Cette fois, les négociations vont s'ouvrir et aucun gouvernement n'oppose d'obstacles de principe à l'adhésion de la Grande-Bretagne. La France a fait savoir que, si les Anglais acceptaient le traité de Rome et ses prolongements, notamment la politique agricole commune, elle ne s'opposerait pas à leur entrée. Les Six ont déjà décidé, entre eux, que cette nouvelle négociation ne se ferait pas selon les mêmes modalités qu'en 1961-62. À l'époque, c'était les gouvernements qui négociaient. Cette fois, ce sera la Communauté, en tant que telle, représentée par le président du Conseil des ministres et par la commission de Bruxelles. En précipitant les élections en Grande-Bretagne, qui ont eu lieu le 18 juin 1969, Wilson a avancé l'heure de la véritable négociation, sans savoir qu'il n'y participerait pas personnellement, après une rencontre symbolique à Luxembourg, le 30 juin. On admet généralement que la négociation sera longue : un ou deux ans ; après quoi il faudra la ratification des Parlements nationaux, si bien que l'entrée effective de la Grande-Bretagne dans une Communauté élargie n'est guère probable avant le début de 1974. On ne peut d'ailleurs pas considérer que la négociation aboutira à coup sûr, car les problèmes à résoudre sont considérables et la marge de manœuvre des continentaux comme celle des Anglais ne sont pas très larges. Il est d'ailleurs significatif de considérer les comportements de l'opinion publique à cet égard. Dans un sondage publié au printemps de 1970, on a observé que l'entrée de la Grande-Bretagne dans le Marché commun était acceptée par 64 % des habitants des pays de la Communauté, mais qu'elle était refusée par 63 % des Anglais. Ceux-ci craignent, notamment, les répercussions sur le coût de la vie de la politique agricole européenne, et le gouvernement de Londres est obligé, sur ce point, de tenir compte de son opinion publique.
L'Europe politique
Aux difficultés relatives à la négociation elle-même s'ajoutent les inconnues sur la direction qu'empruntera la Communauté européenne ainsi élargie. Est-il possible, par exemple, de faire vivre une communauté de dix pays différents si l'on ne renonce pas à la règle de l'unanimité, à laquelle la France a accordé une telle importance au cours des dernières années ? Est-ce que le Marché commun ainsi élargi ne va pas devenir purement et simplement une vaste zone de libre-échange, dénaturant la Communauté, qui renoncerait pratiquement à devenir une union politique et économique ? Quelles pourront être les relations entre une telle Communauté et le reste du monde, notamment les relations avec les USA, qui veilleront de très près à ne pas subir de préjudices commerciaux du fait de l'élargissement du Marché commun ? Autant de questions aujourd'hui sans réponse et qui seront déterminantes pour l'avenir de la politique européenne.

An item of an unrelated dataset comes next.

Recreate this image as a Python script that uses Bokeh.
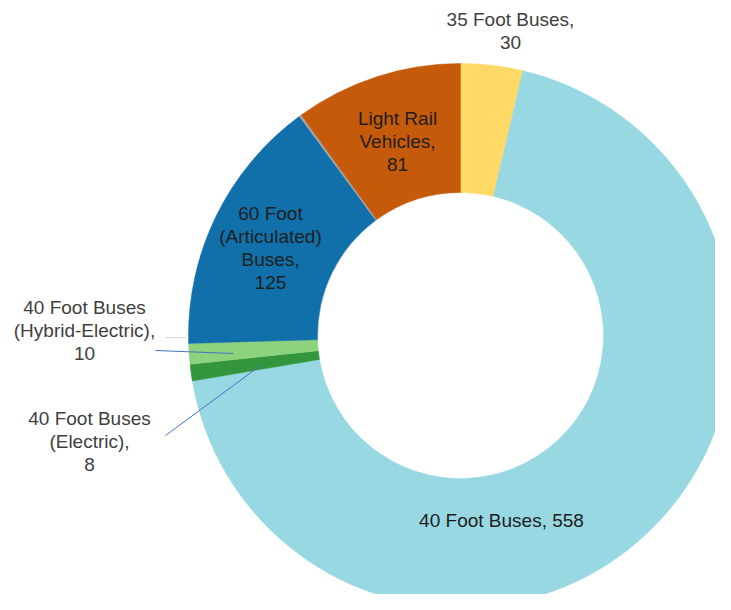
import math
from bokeh.plotting import figure
from bokeh.models import Range1d, ColumnDataSource
from bokeh.core.properties import value
from bokeh.embed import file_html
from bokeh.resources import INLINE

# Data (clockwise from 12 o'clock)
categories = ["35 Foot Buses", "40 Foot Buses", "40 Foot Buses (Electric)",
              "40 Foot Buses (Hybrid-Electric)", "60 Foot (Articulated) Buses",
              "Other", "Light Rail Vehicles"]
counts = [30, 558, 8, 10, 125, 1, 81]
colors = ["#FFD966", "#98D8E3", "#33963C", "#8DD27D", "#1170AA", "#A5A5A5", "#C55A0B"]
label_text = ["35 Foot Buses,\n30", "40 Foot Buses, 558", "40 Foot Buses\n(Electric),\n8",
              "40 Foot Buses\n(Hybrid-Electric),\n10", "60 Foot\n(Articulated)\nBuses,\n125",
              "", "Light Rail\nVehicles,\n81"]

# Layout (image pixel coordinates)
W, H = 715, 594
CX, CY = 460, 335
R_OUT, R_IN = 272, 143
label_pos = [(510, 19), (501, 520), (89, 418), (84, 307), (270, 213), (0, 0), (397, 118)]
inside = [False, True, False, False, True, False, True]
LINE_H = 23

def Y(img_y):
    return 610 - img_y

p = figure(width=W, height=H, output_backend="svg", toolbar_location=None,
           x_range=Range1d(0, W), y_range=Range1d(610 - H, 610), min_border=0)
p.axis.visible = False
p.grid.visible = False
p.outline_line_color = None
p.background_fill_color = "white"
p.border_fill_color = "white"

total = sum(counts)
starts, ends = [], []
cum = 0.0
for c in counts:
    s = cum / total * 2 * math.pi
    cum += c
    e = cum / total * 2 * math.pi
    starts.append(math.pi / 2 - e)
    ends.append(math.pi / 2 - s)

src = ColumnDataSource(dict(x=[CX] * len(counts), y=[Y(CY)] * len(counts),
                            start=starts, end=ends, color=colors, cat=categories))
p.annular_wedge(x="x", y="y", inner_radius=R_IN, outer_radius=R_OUT,
                start_angle="start", end_angle="end", direction="anticlock",
                fill_color="color", line_color="color", line_width=0.5, source=src)

# leader lines
p.line(x=[165, 185], y=[Y(337), Y(337)], line_color="#D9D9D9", line_width=1)
p.line(x=[155, 233], y=[Y(350), Y(353)], line_color="#4472C4", line_width=1)
p.line(x=[165, 260], y=[Y(435), Y(365)], line_color="#4472C4", line_width=1)

tx, ty, tt, tc = [], [], [], []
for lab, (lx, ly), ins in zip(label_text, label_pos, inside):
    if not lab:
        continue
    for i, line in enumerate(lab.split("\n")):
        tx.append(lx)
        ty.append(Y(ly + i * LINE_H))
        tt.append(line)
        tc.append("#1E1E1E" if ins else "#404040")

p.text(x=tx, y=ty, text=tt, text_color=tc, text_align="center", text_baseline="middle",
       text_font=value("Liberation Sans"), text_font_size="19px")

open("out.html", "w").write(file_html(p, INLINE))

Apparemment, les opinions publiques sont plus disposées que les gouvernements à accepter les mutations politiques que supposerait la création d'une véritable unité européenne. Dans le sondage précité, on demandait notamment si l'idée de voter, en cas d'élection d'un président des États-Unis d'Europe au suffrage universel, pour un candidat qui ne serait pas de la nationalité des électeurs était acceptée. Dans tous les pays de la Communauté, à l'exception de l'Italie, plus de 50 % des personnes ont répondu affirmativement à cette question. En France, 61 %. En tous les cas, on peut effectivement se demander si, au point où elle en est arrivée, la construction européenne peut se développer sans prendre appui sur le suffrage populaire. Jusqu'à présent, elle a été essentiellement l'œuvre des gouvernements. Peut-être a-t-elle besoin d'un nouveau support pour aller plus loin, surtout si elle s'est alourdie de nouveaux membres.